Стремление к монополизму у бизнеса, о котором так красочно Франклин Фоер рассказывает на примере IT-компаний, — явление универсальное. И всё, что происходило с мировой экономикой последние двадцать лет, было той самой системной монополизацией рынков в руках предельно ограниченного числа игроков.
Когда Марк Цукерберг покупал WhatsApp, в этой компании работало 70 человек, и она была полностью убыточной, что, впрочем, со временем не изменилось. Однако её оценка уже тогда составила 22 млрд долларов. Но деньги не имеют значения, когда речь идёт о расширении рынка, с одной стороны, пользовательской аудитории — с другой, и вероятности, что такой актив достанется конкуренту, — с третьей.
В итоге такая стратегия всё равно приводит к выигрышу. Вот всего лишь три игрока модного рынка:
• Бернар Орно — основной владелец LVMH (компании принадлежат 75 мировых брендов, в числе которых Louis Vuitton, Christian Dior, Celine, Kenzo, Givenchy, Sephora, Bulgari, Hublot, Tiffany & Co, Moët & Chandon, Dom Perignon, Hennessy и др.).
• Франсуа Пино — основатель и владелец французской группы Kering, которая включает такие культовые дома моды, как Gucci, Saint Laurent, Bottega Veneta Balenciaga, Alexander McQueen, Brioni и ещё десяток других.

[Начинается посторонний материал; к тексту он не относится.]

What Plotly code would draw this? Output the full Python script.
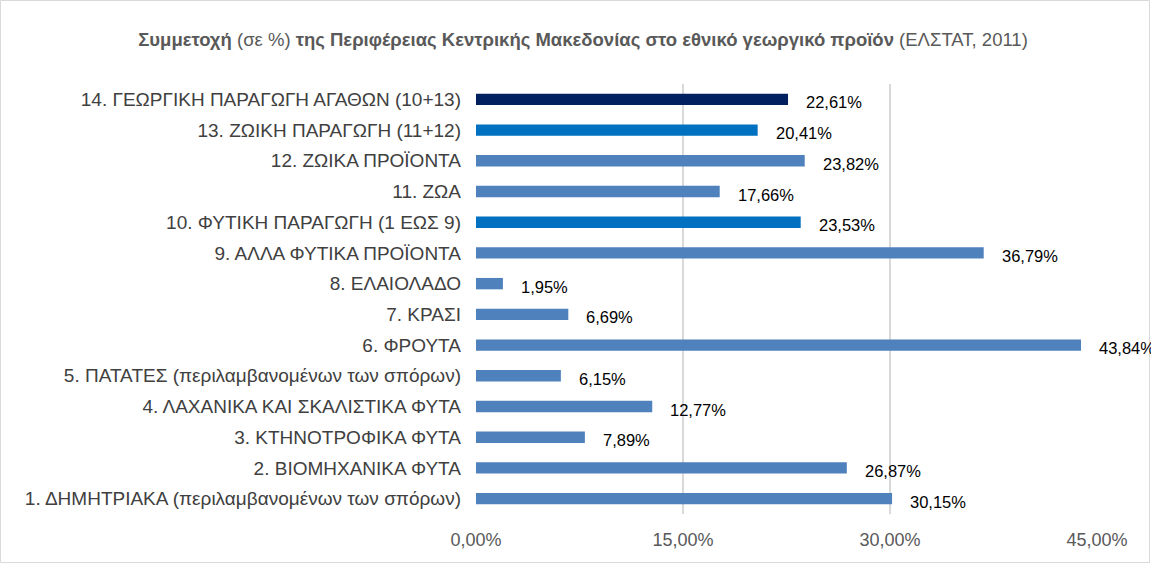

• Амансио Ортега — основной владелец компании Inditex, которая объединяет бренды Zara, Pull & Bear, Bershka, Massimo Dutti, Stradivarius и др.
В целом, одного Бернара Орно достаточно для того, чтобы до отказа набить самый привередливый из модных супермаркетов, а то и застроить несколько улиц модных столиц мира «разными» бутиками.